EXERCISE PROMPT
Each line that holds the word "source" counts once; give the total for the records below and nothing else.

— start RECORD LIST —

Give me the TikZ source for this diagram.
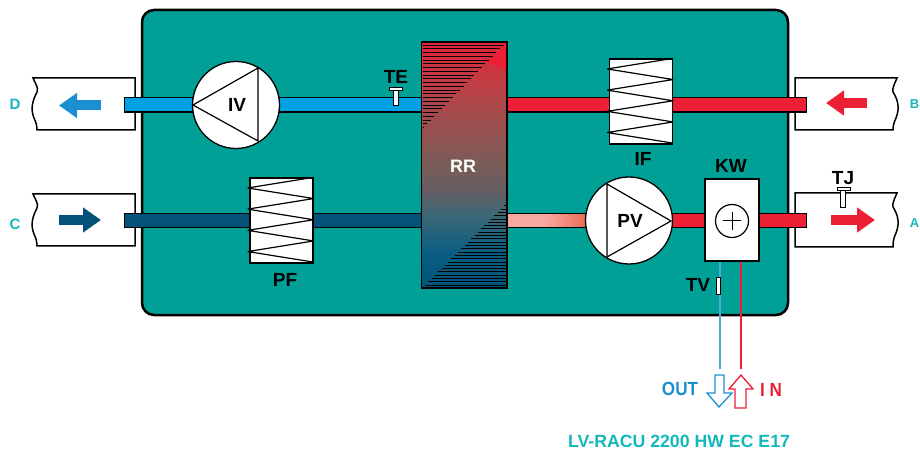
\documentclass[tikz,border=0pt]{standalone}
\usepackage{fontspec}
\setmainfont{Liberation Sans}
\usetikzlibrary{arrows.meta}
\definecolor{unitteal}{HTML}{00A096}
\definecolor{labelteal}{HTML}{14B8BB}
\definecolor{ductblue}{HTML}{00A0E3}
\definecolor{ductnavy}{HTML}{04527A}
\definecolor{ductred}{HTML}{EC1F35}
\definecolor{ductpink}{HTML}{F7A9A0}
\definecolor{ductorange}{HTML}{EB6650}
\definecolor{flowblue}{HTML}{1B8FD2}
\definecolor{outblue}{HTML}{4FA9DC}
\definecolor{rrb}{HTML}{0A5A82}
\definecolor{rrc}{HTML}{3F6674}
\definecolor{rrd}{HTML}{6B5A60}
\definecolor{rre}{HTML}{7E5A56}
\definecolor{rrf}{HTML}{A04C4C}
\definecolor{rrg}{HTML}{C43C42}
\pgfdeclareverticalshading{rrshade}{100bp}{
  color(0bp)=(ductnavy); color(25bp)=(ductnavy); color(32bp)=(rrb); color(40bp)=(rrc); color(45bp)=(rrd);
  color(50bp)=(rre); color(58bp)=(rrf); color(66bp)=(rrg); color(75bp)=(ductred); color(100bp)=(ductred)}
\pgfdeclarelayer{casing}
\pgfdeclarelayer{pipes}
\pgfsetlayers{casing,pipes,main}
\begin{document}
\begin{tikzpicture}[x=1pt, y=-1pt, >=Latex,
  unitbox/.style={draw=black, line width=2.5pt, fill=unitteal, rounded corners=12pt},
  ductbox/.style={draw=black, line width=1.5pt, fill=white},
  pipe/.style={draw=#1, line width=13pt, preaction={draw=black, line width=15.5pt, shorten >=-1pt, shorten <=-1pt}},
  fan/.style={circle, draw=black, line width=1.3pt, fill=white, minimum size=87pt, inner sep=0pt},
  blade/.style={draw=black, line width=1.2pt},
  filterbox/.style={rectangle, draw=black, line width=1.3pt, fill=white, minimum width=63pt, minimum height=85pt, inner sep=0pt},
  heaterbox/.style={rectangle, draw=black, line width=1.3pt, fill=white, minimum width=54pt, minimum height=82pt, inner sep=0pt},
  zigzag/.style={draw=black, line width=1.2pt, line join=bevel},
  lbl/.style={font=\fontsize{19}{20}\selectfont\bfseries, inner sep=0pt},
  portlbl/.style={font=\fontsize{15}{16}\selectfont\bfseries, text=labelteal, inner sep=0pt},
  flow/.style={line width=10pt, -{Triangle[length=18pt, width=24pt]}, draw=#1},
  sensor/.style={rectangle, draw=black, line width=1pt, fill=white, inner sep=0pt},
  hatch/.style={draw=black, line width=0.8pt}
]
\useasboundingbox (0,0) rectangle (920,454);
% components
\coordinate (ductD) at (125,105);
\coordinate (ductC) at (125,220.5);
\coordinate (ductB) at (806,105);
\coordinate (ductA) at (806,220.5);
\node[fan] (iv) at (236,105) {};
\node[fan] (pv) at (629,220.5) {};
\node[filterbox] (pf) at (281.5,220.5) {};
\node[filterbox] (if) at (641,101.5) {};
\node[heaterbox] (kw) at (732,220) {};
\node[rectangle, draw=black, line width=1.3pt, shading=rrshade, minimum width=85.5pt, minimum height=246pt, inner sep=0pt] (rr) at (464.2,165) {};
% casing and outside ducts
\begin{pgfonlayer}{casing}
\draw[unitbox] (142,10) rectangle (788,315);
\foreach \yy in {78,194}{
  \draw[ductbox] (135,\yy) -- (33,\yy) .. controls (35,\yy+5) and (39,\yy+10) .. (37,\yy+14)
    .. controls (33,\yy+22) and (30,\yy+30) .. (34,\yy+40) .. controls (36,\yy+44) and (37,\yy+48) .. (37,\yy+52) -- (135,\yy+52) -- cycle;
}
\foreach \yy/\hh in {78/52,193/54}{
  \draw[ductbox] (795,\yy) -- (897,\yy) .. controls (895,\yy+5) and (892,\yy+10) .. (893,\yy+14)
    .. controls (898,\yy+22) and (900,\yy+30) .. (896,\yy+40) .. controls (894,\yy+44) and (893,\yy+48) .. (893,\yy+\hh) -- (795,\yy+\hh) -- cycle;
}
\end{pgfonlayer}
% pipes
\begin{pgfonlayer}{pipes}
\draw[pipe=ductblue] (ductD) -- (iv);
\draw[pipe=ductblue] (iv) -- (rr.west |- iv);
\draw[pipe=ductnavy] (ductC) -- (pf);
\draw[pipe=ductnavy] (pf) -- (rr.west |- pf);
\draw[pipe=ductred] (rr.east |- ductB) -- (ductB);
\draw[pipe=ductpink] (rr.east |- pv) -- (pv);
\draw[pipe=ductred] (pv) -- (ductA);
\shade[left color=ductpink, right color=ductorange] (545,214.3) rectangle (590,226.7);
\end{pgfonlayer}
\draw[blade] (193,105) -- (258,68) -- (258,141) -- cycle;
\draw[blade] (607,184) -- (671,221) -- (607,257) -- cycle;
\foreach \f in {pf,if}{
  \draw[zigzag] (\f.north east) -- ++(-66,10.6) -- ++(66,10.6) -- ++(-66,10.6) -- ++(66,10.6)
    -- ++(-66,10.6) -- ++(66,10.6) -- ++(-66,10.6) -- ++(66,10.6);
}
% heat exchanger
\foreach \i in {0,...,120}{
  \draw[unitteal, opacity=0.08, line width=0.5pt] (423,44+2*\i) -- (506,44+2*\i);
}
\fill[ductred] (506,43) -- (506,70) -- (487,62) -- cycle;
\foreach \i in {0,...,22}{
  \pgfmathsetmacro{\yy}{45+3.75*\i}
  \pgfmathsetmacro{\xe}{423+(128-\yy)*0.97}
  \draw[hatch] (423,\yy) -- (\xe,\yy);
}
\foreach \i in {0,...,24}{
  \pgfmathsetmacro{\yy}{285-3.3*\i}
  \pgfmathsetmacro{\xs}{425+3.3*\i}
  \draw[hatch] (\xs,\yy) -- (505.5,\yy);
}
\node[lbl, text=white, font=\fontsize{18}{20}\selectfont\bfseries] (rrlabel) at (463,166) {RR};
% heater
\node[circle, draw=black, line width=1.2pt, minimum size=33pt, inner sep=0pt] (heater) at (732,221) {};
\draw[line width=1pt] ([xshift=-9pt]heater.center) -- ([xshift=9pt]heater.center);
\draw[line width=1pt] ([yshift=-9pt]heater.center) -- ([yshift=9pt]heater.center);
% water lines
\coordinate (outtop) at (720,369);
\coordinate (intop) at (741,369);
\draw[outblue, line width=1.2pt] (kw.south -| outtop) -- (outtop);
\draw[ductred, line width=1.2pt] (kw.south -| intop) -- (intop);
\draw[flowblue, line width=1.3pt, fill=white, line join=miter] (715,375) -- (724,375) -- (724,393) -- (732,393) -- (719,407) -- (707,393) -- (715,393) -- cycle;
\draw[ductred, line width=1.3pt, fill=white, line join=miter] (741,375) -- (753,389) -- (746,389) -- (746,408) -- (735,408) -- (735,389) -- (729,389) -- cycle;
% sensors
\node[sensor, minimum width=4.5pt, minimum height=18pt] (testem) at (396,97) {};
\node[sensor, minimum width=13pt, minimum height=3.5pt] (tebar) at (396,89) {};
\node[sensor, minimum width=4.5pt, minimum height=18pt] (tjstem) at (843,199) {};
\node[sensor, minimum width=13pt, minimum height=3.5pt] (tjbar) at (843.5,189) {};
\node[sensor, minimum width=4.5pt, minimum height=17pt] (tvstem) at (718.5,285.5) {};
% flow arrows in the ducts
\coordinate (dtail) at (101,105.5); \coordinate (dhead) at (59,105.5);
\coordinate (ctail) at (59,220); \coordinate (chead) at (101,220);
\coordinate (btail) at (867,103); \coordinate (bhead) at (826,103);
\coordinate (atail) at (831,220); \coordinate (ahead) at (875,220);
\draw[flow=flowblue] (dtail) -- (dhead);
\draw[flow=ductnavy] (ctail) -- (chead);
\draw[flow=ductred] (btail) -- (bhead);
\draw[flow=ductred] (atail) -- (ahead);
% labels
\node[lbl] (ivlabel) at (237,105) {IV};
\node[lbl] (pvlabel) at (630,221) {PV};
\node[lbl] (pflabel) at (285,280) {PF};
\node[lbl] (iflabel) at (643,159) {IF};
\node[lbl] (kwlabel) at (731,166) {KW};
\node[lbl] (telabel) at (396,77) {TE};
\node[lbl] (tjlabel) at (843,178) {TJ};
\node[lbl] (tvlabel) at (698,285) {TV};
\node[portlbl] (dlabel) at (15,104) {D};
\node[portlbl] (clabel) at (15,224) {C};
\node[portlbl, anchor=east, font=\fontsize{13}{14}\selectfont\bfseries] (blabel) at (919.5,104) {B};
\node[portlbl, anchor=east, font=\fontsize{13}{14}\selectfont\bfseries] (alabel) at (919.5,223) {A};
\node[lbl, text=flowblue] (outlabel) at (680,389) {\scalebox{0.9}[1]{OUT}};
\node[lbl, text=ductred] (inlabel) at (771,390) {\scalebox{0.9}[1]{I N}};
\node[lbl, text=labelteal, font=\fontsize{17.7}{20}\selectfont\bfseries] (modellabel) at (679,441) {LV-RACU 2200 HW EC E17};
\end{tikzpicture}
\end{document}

— end RECORD LIST —
— start RECORD LIST —

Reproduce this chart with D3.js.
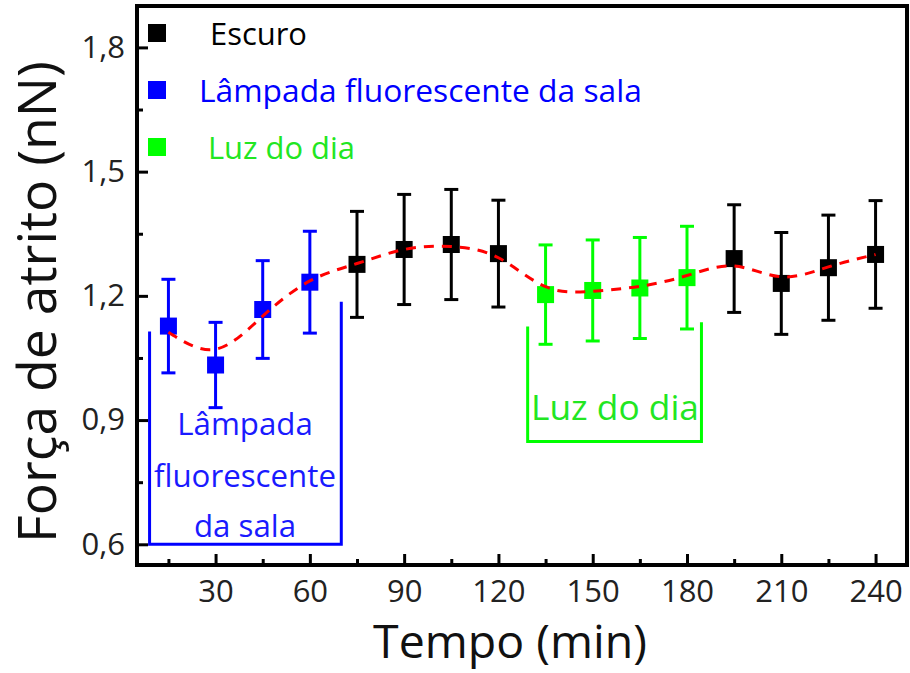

— end RECORD LIST —
— start RECORD LIST —

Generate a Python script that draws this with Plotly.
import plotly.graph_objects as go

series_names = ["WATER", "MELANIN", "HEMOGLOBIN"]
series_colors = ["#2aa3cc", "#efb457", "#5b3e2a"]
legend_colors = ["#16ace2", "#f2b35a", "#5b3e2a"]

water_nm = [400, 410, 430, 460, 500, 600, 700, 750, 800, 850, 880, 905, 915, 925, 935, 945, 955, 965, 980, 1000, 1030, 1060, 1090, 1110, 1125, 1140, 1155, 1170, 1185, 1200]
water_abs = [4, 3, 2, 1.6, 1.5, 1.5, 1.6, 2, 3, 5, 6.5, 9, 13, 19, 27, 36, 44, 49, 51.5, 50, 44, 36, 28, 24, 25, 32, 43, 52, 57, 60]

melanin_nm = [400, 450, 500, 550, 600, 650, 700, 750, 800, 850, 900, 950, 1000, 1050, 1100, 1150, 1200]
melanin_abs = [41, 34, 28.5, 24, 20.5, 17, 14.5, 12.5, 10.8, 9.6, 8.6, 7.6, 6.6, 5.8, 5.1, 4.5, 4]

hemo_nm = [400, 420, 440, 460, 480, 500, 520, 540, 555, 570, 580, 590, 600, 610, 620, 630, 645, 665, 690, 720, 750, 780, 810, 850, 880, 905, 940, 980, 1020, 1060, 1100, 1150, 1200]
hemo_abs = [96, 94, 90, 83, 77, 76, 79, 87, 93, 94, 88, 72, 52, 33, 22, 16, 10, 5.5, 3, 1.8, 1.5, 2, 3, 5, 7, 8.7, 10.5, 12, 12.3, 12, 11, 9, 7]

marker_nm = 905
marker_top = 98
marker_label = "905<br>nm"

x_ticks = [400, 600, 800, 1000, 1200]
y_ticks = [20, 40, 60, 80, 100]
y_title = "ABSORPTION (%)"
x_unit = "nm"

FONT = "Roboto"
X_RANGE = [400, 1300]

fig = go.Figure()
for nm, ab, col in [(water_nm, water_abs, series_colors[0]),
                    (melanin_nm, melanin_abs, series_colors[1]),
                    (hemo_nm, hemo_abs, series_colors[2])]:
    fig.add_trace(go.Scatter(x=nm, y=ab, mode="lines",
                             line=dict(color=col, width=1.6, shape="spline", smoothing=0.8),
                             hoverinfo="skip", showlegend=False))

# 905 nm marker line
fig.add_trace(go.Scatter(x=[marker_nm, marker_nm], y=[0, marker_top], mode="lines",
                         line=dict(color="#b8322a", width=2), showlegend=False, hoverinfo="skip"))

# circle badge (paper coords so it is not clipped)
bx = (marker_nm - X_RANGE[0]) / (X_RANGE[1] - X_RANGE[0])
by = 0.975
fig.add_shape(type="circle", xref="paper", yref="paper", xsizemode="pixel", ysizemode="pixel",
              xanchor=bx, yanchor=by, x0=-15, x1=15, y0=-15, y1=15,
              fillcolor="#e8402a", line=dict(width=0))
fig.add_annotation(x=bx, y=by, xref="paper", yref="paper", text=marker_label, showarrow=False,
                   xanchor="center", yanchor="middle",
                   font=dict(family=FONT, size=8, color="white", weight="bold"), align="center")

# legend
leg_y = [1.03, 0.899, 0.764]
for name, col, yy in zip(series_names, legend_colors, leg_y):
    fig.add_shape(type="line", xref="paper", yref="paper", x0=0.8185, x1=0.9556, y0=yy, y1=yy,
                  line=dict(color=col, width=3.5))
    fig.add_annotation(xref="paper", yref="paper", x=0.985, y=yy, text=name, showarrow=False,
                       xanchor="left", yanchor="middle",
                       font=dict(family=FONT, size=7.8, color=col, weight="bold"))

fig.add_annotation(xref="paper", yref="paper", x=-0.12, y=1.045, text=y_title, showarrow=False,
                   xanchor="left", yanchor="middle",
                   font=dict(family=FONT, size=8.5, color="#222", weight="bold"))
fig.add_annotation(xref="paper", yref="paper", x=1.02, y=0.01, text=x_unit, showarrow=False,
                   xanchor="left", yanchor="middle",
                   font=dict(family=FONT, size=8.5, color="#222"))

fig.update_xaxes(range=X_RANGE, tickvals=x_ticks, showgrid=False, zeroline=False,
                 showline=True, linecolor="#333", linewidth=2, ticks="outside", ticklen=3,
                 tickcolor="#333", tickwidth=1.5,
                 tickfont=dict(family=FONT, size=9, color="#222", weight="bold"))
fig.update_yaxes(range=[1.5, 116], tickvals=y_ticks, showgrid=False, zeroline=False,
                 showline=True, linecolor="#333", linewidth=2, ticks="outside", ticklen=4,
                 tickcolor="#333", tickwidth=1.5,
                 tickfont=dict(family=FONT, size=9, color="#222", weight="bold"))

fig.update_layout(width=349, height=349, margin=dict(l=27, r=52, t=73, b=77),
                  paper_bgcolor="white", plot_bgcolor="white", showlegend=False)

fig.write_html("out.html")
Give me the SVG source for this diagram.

— end RECORD LIST —

OUTPUT OF THE EXERCISE
2